Walking through the sorted example (target = 13)

| Step | left value | right value | sum | action |

|------|-----------|------------|-----|--------|

| 1 | 0 | 8 | 8 | 8 < 13 → move left right |

| 2 | 1 | 8 | 9 | 9 < 13 → move left right |

| 3 | 2 | 8 | 10 | 10 < 13 → move left right |

| 4 | 4 | 8 | 12 | 12 < 13 → move left right |

| 5 | 5 | 8 | 13 | 13 = 13 → found 5 and 8! |

Notice how the two pointers steadily close the gap between them. The array is scanned only once, so the loop runs in about O(n) time. (Sorting costs O(n log n), which is still far better than O(n²).)
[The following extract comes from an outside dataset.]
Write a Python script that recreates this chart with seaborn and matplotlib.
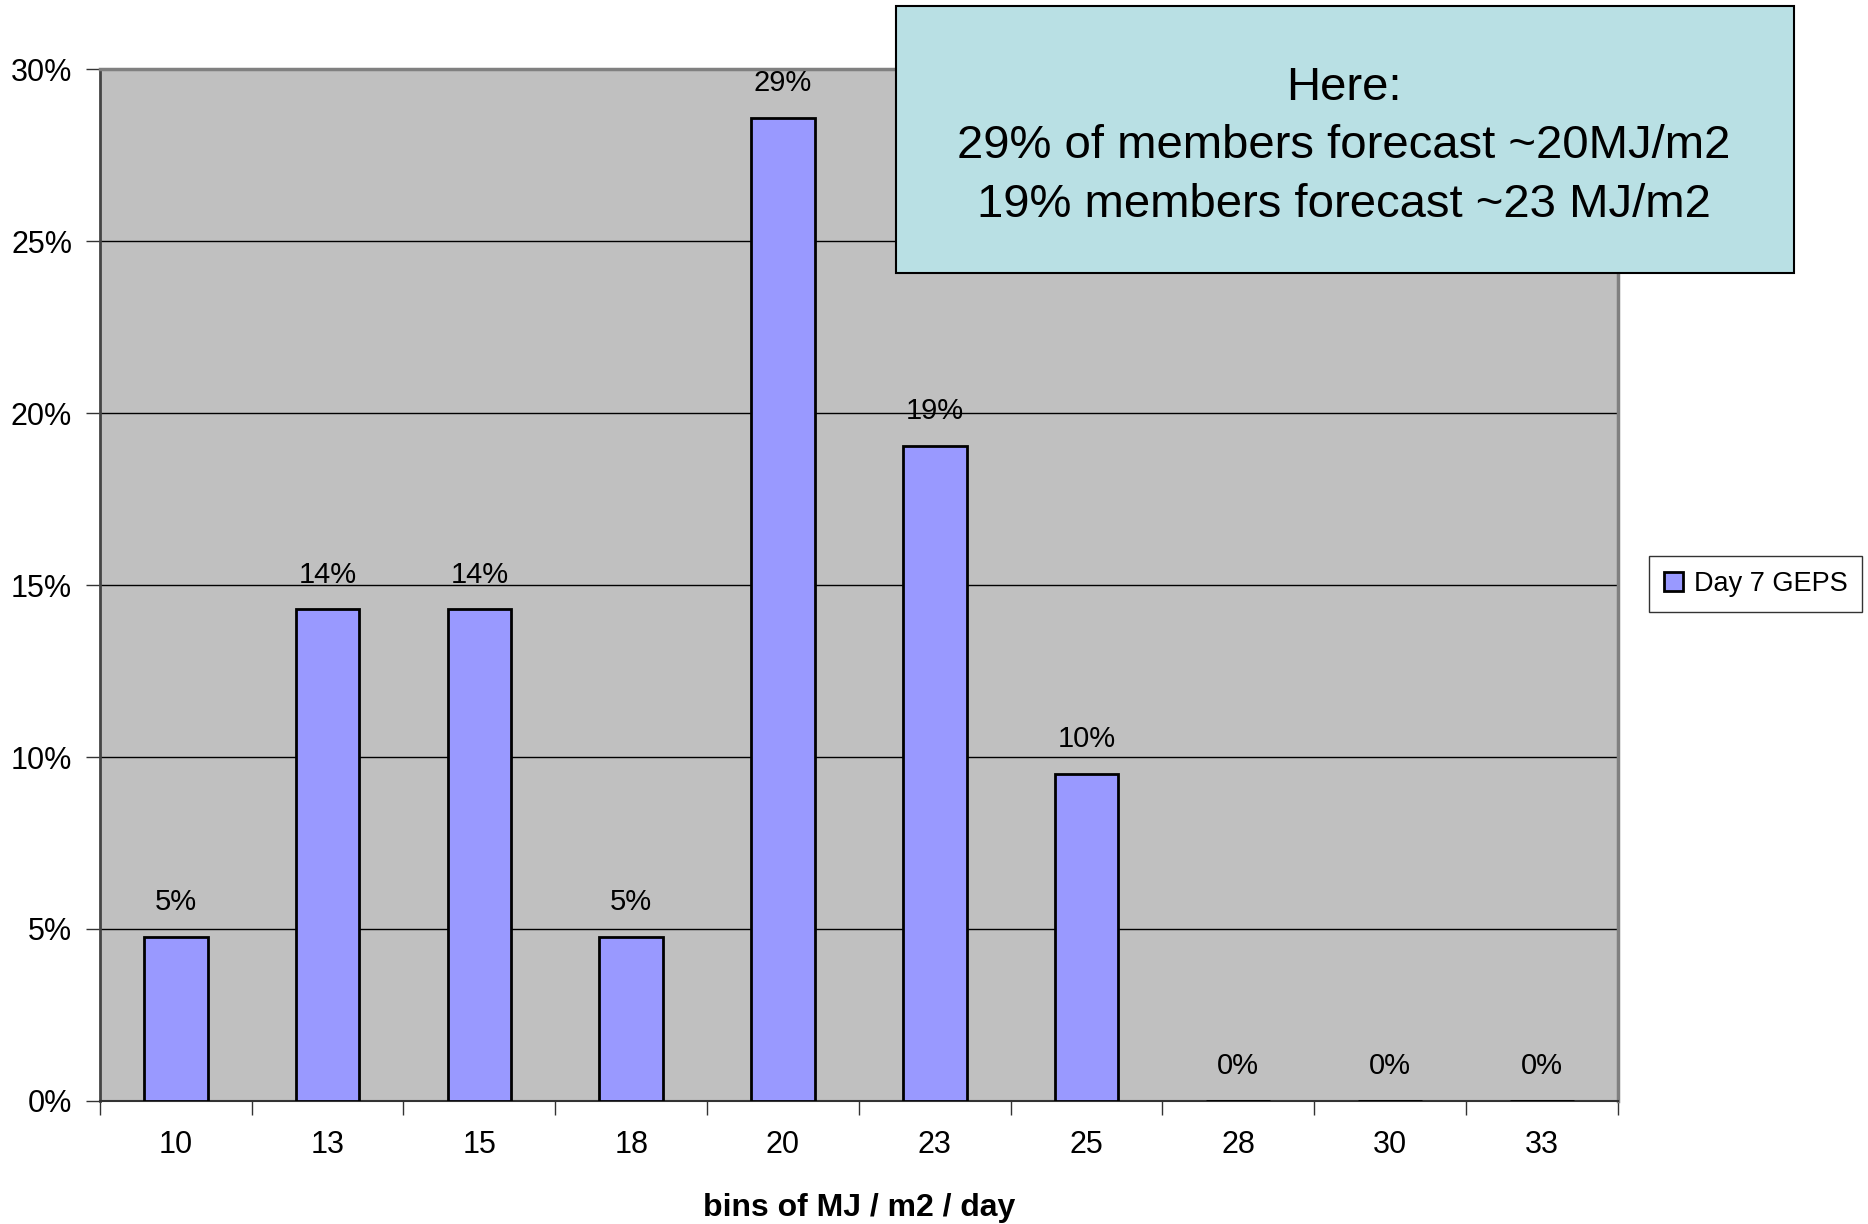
import numpy as np
import pandas as pd
import matplotlib
matplotlib.use("Agg")
import matplotlib.pyplot as plt
import seaborn as sns
from matplotlib.patches import Rectangle

# data
bins = ["10", "13", "15", "18", "20", "23", "25", "28", "30", "33"]
share = [4.76, 14.29, 14.29, 4.76, 28.57, 19.05, 9.52, 0.0, 0.0, 0.0]  # percent of members
series_name = "Day 7 GEPS"
note_lines = ["Here:",
              "29% of members forecast ~20MJ/m2",
              "19% members forecast ~23 MJ/m2"]

sns.set_style("white")
plt.rcParams["font.family"] = ["Liberation Sans", "DejaVu Sans"]
plt.rcParams["text.color"] = "black"
plt.rcParams["axes.labelcolor"] = "black"
plt.rcParams["xtick.color"] = "black"
plt.rcParams["ytick.color"] = "black"

df = pd.DataFrame({"bin": bins, "share": share})

fig = plt.figure(figsize=(18.68, 12.24), dpi=100)
ax = fig.add_axes([0.0535, 0.1005, 0.8125, 0.8431])

sns.barplot(data=df, x="bin", y="share", order=bins, color="#9999ff",
            saturation=1, width=0.42, edgecolor="black", linewidth=2,
            label=series_name, ax=ax, zorder=3)

ax.set_facecolor("#c0c0c0")
ax.set_xlim(-0.5, len(bins) - 0.5)
ax.set_ylim(0, 30)
ax.set_yticks(np.arange(0, 31, 5))
ax.set_yticklabels([f"{v}%" for v in range(0, 31, 5)])
ax.yaxis.grid(True, color="black", linewidth=1)
ax.set_axisbelow(True)

# category boundaries carry the tick marks, labels sit in the middle
ax.set_xticks(np.arange(-0.5, len(bins), 1.0), minor=True)
ax.tick_params(axis="x", which="major", length=0, pad=21, labelsize=22,
               labelcolor="black")
ax.tick_params(axis="x", which="minor", length=10, width=1, color="#333333",
               direction="out", bottom=True)
ax.tick_params(axis="y", length=10, width=1, color="#333333", direction="out",
               left=True, pad=10, labelsize=22, labelcolor="black")

for side in ["top", "right"]:
    ax.spines[side].set_color("#808080")
    ax.spines[side].set_linewidth(2.5)
ax.spines["left"].set_color("#444444")
ax.spines["left"].set_linewidth(2)
ax.spines["bottom"].set_color("#333333")
ax.spines["bottom"].set_linewidth(1.5)

ax.bar_label(ax.containers[0], labels=[f"{v:.0f}%" for v in share],
             padding=15, fontsize=21, color="black")

ax.set_xlabel("bins of MJ / m2 / day", fontsize=23, fontweight="bold",
              labelpad=24, color="black")
ax.set_ylabel("")

if ax.get_legend() is not None:
    ax.get_legend().remove()
handles, labels = ax.get_legend_handles_labels()
leg = fig.legend(handles, labels, loc="center left",
                 bbox_to_anchor=(0.8755, 0.523), fontsize=19.5,
                 frameon=True, fancybox=False, edgecolor="black",
                 handlelength=0.7, handleheight=0.7, handletextpad=0.4,
                 borderpad=0.55, labelcolor="black")
leg.get_frame().set_linewidth(1)

# note box laid over the top right of the chart
fig.patches.append(Rectangle((0.4797, 0.777), 0.4807, 0.218,
                             transform=fig.transFigure, facecolor="#b9e0e4",
                             edgecolor="black", linewidth=1.5, zorder=10))
fig.text(0.7195, 0.8805, "\n".join(note_lines), ha="center", va="center",
         fontsize=34, linespacing=1.42, color="black", zorder=11)

fig.savefig("out.png", dpi=100)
Why is this correct? (Proof of intuition)

The key idea: in every step we safely throw away one item forever, knowing it can never be part of the answer.
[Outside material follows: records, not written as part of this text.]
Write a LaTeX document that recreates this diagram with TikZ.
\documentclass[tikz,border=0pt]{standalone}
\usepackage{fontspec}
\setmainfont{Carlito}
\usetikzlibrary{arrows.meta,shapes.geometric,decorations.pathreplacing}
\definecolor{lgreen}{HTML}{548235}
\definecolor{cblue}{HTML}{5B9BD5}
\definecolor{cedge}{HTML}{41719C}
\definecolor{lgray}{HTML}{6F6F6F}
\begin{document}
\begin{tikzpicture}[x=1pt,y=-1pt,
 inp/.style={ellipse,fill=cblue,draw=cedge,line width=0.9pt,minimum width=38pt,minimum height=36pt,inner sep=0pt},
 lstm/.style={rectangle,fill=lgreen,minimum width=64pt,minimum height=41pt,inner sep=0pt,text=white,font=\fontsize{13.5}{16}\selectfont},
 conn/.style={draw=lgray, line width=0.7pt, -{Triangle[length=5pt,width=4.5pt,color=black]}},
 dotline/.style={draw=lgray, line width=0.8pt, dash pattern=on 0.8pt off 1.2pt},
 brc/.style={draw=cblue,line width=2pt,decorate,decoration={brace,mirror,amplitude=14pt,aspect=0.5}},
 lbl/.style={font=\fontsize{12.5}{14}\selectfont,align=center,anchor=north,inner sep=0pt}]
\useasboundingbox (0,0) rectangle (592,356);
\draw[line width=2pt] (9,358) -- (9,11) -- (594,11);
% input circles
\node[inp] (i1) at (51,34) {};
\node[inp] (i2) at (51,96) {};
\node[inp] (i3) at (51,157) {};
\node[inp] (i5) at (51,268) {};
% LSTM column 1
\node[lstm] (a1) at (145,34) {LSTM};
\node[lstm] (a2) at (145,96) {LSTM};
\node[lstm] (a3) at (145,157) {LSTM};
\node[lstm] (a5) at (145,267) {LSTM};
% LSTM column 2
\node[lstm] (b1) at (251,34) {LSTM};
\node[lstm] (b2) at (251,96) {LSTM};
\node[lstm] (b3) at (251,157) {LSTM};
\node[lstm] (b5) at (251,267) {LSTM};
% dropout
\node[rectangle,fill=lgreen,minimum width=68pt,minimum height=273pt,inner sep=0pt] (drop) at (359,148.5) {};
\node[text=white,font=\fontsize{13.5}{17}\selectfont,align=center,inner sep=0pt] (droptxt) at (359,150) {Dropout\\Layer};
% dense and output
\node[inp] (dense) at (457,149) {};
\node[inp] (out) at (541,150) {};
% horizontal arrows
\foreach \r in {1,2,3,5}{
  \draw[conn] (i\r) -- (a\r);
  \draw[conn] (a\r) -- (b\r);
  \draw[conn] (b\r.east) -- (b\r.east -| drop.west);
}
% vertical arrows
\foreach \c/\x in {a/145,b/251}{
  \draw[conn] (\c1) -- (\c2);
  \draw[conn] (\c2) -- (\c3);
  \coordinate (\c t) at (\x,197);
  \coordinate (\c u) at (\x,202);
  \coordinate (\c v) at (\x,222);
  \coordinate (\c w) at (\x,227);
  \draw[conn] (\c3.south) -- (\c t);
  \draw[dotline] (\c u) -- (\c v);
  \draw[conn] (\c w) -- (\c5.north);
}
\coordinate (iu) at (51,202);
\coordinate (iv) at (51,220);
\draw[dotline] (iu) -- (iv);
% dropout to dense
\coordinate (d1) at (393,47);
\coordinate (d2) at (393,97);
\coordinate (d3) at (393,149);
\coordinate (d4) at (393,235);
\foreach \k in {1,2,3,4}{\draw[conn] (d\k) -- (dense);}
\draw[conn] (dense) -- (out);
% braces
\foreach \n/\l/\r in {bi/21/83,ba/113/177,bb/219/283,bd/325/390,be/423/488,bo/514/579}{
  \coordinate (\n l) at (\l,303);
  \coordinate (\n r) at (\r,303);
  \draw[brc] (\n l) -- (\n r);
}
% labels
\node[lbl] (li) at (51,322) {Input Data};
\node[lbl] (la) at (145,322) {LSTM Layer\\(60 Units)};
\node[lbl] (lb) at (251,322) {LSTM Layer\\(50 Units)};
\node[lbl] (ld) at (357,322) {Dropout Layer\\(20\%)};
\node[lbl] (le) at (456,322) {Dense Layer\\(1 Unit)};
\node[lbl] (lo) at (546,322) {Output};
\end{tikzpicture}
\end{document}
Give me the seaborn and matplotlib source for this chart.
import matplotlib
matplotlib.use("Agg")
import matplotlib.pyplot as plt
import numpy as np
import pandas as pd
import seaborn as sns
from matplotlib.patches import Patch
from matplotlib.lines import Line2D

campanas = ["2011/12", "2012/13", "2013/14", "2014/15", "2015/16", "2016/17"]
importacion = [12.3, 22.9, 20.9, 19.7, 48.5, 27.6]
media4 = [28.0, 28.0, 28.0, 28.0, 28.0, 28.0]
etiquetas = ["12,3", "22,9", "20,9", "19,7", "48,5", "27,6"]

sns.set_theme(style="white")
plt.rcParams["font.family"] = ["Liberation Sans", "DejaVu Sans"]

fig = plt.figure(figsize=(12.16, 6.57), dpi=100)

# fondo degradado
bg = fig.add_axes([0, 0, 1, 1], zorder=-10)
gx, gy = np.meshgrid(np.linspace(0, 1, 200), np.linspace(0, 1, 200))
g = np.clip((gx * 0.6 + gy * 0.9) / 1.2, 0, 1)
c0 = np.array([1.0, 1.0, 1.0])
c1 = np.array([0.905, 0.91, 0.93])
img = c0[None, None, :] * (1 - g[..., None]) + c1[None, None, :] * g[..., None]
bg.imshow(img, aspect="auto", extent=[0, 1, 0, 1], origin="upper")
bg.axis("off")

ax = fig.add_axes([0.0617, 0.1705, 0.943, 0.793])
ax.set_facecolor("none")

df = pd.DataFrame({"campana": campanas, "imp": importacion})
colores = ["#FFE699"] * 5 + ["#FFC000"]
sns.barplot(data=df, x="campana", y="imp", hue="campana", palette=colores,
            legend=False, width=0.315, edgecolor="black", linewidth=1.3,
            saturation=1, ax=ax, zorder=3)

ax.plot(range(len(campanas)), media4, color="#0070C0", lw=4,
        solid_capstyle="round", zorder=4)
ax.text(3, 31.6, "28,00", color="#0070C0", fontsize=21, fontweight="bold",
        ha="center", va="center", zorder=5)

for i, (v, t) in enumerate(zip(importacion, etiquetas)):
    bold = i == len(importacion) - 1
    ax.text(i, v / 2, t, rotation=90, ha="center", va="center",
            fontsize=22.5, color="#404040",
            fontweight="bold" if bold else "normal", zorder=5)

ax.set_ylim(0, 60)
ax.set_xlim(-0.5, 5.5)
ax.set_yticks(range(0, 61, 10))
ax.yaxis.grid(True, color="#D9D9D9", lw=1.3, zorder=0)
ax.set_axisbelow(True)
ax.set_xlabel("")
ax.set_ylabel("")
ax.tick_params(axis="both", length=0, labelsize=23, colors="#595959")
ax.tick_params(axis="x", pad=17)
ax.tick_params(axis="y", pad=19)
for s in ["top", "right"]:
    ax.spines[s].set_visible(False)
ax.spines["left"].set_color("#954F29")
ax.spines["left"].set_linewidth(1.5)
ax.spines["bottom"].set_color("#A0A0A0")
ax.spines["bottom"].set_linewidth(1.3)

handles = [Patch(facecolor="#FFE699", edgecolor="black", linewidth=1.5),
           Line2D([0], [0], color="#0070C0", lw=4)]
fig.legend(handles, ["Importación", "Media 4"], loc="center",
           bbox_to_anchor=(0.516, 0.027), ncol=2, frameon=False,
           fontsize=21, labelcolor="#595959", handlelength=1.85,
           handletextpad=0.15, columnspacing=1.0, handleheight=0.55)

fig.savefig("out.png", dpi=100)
• When sum < target: arr[right] is currently the largest remaining number. If even pairing arr[left] with the largest number is still too small, then arr[left] paired with *any* other remaining number is also too small. So arr[left] can never reach target. We discard it by doing left++.

• When sum > target: arr[left] is the smallest remaining number. If even pairing arr[right] with the smallest number is still too big, then arr[right] paired with *any* other remaining number is also too big. So arr[right] can never reach target. We discard it by doing right--.

You might worry: "When we discard arr[right], did we miss its pair with an already-discarded item like arr[0]?" No — that pair was already checked back when arr[0] itself was discarded. So nothing is ever missed.

This is the invariant: we discard an item only after confirming none of its pairs can equal target. We keep going until we either find the pair, or all items are discarded (meaning no answer exists).

Where this pattern shows up

Two-pointer reduction is a whole family of problems. Once you can spot the reduction, many "hard" problems become routine. Examples include:

• Two sum
• Target limited two sum
• Duplicate aware two sum
• Largest container

The big lesson: when a problem doesn't fit the two-pointer template directly, ask the four questions. Often a small change — most commonly sorting — unlocks the simple, fast solution.